Como já noticiado pelo Jornal Opção, tanto Alcolumbre quanto boa parte do Senado manifestaram apoio ao nome de Rodrigo Pacheco, ex-presidente da Casa, para a vaga no STF. Jurista de formação, Pacheco é cotado há tempos para o posto, mas perdeu espaço à medida que Messias ganhou favoritismo.

Disputas internas e quedas de braço entre os Poderes pela nomeação de ministros do Supremo não são novidade. Desta vez, porém, o Legislativo parece ter colocado a “faca no pescoço” de Lula, ameaçando impor um desgaste inédito caso o presidente não ceda à sua vontade.

E essa não é a primeira vez que situação semelhante se repete neste terceiro mandato de Lula. Enfrentando uma das piores composições do Congresso Nacional em décadas, o governo lida com um Legislativo que tem recorrido a chantagens explícitas e à paralisia deliberada de suas funções em nome de interesses fisiológicos – algo que, no fim das contas, recai sobre o povo brasileiro.
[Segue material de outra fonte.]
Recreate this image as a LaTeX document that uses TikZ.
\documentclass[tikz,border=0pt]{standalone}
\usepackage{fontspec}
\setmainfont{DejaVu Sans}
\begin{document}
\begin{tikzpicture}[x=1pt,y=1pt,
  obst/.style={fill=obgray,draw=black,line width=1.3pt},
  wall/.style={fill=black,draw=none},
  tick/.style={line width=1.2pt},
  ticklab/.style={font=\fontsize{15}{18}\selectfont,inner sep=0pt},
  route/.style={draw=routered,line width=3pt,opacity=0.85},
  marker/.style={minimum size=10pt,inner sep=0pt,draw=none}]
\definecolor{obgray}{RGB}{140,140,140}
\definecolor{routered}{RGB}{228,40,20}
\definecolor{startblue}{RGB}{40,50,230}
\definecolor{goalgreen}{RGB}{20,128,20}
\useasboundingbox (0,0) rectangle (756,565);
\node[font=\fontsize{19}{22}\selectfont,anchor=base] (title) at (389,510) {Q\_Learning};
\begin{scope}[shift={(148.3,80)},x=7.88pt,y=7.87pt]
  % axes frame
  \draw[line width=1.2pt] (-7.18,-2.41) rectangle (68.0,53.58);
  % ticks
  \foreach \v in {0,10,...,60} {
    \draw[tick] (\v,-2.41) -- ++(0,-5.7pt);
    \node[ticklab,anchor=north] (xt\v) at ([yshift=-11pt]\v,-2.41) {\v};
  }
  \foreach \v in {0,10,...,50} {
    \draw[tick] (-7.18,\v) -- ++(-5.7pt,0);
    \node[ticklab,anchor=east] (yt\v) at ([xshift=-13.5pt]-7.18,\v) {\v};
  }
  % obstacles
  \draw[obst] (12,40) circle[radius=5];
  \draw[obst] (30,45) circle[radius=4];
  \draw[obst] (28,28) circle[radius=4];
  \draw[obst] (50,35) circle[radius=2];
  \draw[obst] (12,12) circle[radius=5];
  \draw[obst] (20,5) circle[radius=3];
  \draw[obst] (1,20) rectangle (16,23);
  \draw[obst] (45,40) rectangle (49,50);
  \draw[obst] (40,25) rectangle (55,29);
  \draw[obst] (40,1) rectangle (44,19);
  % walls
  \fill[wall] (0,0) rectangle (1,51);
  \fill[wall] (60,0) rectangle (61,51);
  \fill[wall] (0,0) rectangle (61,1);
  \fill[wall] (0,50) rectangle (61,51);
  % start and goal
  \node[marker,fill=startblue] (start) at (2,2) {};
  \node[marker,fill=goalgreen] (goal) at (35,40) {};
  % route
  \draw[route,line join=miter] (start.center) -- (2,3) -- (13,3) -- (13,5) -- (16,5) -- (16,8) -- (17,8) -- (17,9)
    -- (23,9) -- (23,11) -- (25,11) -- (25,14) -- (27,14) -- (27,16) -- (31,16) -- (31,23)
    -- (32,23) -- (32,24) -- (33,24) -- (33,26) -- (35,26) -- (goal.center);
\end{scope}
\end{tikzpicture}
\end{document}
Um exemplo é o projeto de isenção do Imposto de Renda. Pauta de interesse nacional, sobretudo para o trabalhador, a proposta enviada pelo Palácio do Planalto, que isenta do IR quem ganha até R$ 5 mil, acabou travada no Congresso. Grupos oposicionistas boicotaram a votação, exigindo que fosse pautado o projeto de anistia aos condenados do 8 de janeiro – rejeitado por 64% dos brasileiros, segundo pesquisa PoderData.

A postura chantagista só arrefeceu após manifestações em todo o país contra outra proposta polêmica: a PEC que blindava parlamentares da Lei e previa votação prévia para autorizar investigações contra eles.
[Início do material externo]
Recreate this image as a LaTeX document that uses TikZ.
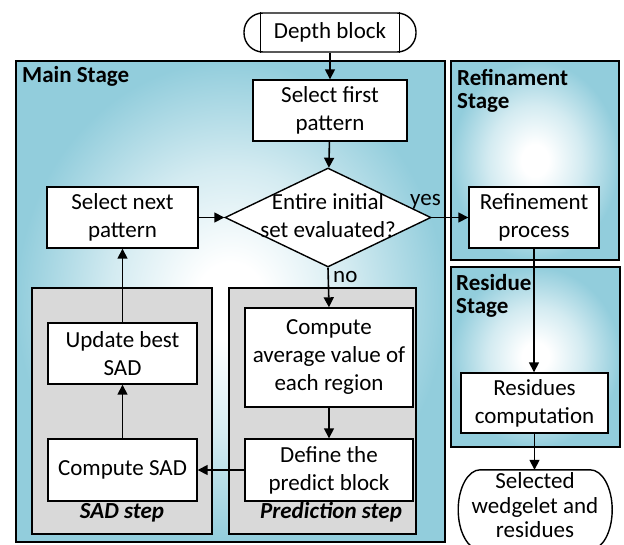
\documentclass[tikz,border=0pt]{standalone}
\usepackage{fontspec}
\setmainfont{Carlito}
\usetikzlibrary{arrows.meta,shapes.geometric,calc}
\definecolor{aqua}{RGB}{146,205,220}
\definecolor{stepgray}{RGB}{217,217,217}
\pgfdeclareradialshading{stageshade}{\pgfpoint{0bp}{0bp}}{color(0bp)=(white); color(4bp)=(white); color(14bp)=(aqua!40!white); color(25bp)=(aqua); color(50bp)=(aqua)}
\begin{document}
\begin{tikzpicture}[x=1pt,y=-1pt,
  txt/.style={font=\fontsize{23}{28}\selectfont},
  proc/.style={draw, fill=white, line width=1.4pt, align=center, inner sep=0pt, txt},
  dia/.style={draw, fill=white, line width=1.4pt, diamond, inner sep=0pt, minimum width=206, minimum height=99},
  arr/.style={line width=1.6pt, -{Triangle[length=10pt,width=10pt]}},
  stage/.style={draw, line width=1.2pt, shading=stageshade},
  stepbox/.style={draw, line width=1.2pt, fill=stepgray},
  slabel/.style={font=\fontsize{23}{23}\selectfont\bfseries, align=left, inner sep=0pt},
  steplabel/.style={font=\fontsize{23}{23}\selectfont\bfseries\itshape, inner sep=0pt, anchor=base},
  small/.style={txt, inner sep=0pt, anchor=base west},
]
\useasboundingbox (0,0) rectangle (624,544);
% containers
\shadedraw[stage] (16,61) rectangle (445,542);
\shadedraw[stage] (451,61) rectangle (619,260);
\shadedraw[stage] (451,267) rectangle (620,447);
\path[stepbox] (32,288) rectangle (212,534);
\path[stepbox] (229,288) rectangle (416,534);
% container labels
\node[slabel, anchor=base west] (lmain) at (22,82) {Main Stage};
\node[slabel, anchor=north west] (lref) at (457,69) {Refinament\\Stage};
\node[slabel, anchor=north west] (lres) at (456,274) {Residue\\Stage};
\node[steplabel] (lsad) at (122,518) {SAD step};
\node[steplabel] (lpred) at (331,518) {Prediction step};
% nodes
\node[proc, rounded corners=19pt, minimum width=172, minimum height=39] (depth) at (330,32.5) {Depth block};
\draw[line width=1.4pt] ($(depth.north west)+(17,0)$) -- ($(depth.south west)+(17,0)$);
\draw[line width=1.4pt] ($(depth.north east)+(-17,0)$) -- ($(depth.south east)+(-17,0)$);
\node[proc, minimum width=154, minimum height=61] (first) at (330,110.5) {Select first\\pattern};
\node[dia] (dec) at (328,217.5) {};
\node[txt, align=center, inner sep=0pt] (dect) at (328,216) {Entire initial\\set evaluated?};
\node[proc, minimum width=151, minimum height=61] (next) at (122.5,217.5) {Select next\\pattern};
\node[proc, minimum width=130, minimum height=61] (refp) at (534,217.5) {Refinement\\process};
\node[proc, minimum width=147, minimum height=60] (resc) at (534.5,403) {Residues\\computation};
\node[proc, minimum width=149, minimum height=61] (upd) at (122.5,353.5) {Update best\\SAD};
\node[proc, minimum width=149, minimum height=62] (csad) at (122.5,470) {Compute SAD};
\node[proc, minimum width=168, minimum height=99] (avg) at (329,357.5) {Compute\\average value of\\each region};
\node[proc, minimum width=168, minimum height=62] (def) at (329,470) {Define the\\predict block};
% terminal
\node[inner sep=0pt, minimum width=154, minimum height=76] (sel) at (535,508) {};
\draw[line width=1.4pt, fill=white] ($(sel.north west)+(22,0)$) -- ($(sel.north east)+(-22,0)$)
  arc[start angle=90, end angle=-90, x radius=22pt, y radius=40pt]
  -- ++(-110pt,0pt)
  arc[start angle=-90, end angle=-270, x radius=22pt, y radius=40pt] -- cycle;
\node[align=center, inner sep=0pt, font=\fontsize{23}{24.5}\selectfont] (selt) at (535,505.5) {Selected\\wedgelet and\\residues};
% labels
\node[small] (yes) at (410,205) {yes};
\node[small] (no) at (333,282) {no};
% connectors
\draw[arr] (depth) -- (first);
\draw[arr] (first) -- (dec);
\draw[arr] (next) -- (dec);
\draw[arr] (dec.east) -- (refp.west);
\draw[arr] (dec.south) -- (avg.north);
\draw[arr] (avg) -- (def);
\draw[arr] (def) -- (csad);
\draw[arr] (csad) -- (upd);
\draw[arr] (upd) -- (next);
\draw[arr] (refp.south) -- (refp.south |- resc.north);
\draw[arr] (resc.south) -- (resc.south |- sel.north);
\end{tikzpicture}
\end{document}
No caso da indicação ao STF, Lula se vê novamente entre a cruz e a espada: ou mantém sua prerrogativa constitucional e escolhe, de forma autônoma, seu favorito, correndo o risco de vê-lo massacrado e rejeitado no Senado, ou cede à pressão parlamentar, indicando Pacheco e pacificando o grande centrão, ainda que isso reforce sua condição de refém do Legislativo. Seja qual for a decisão, o ônus será grande.

E lembre-se: o petista ainda tem mais de um ano de mandato. Até lá, o preço do “resgate” a ser pago pelo Executivo ao Legislativo tende apenas a aumentar.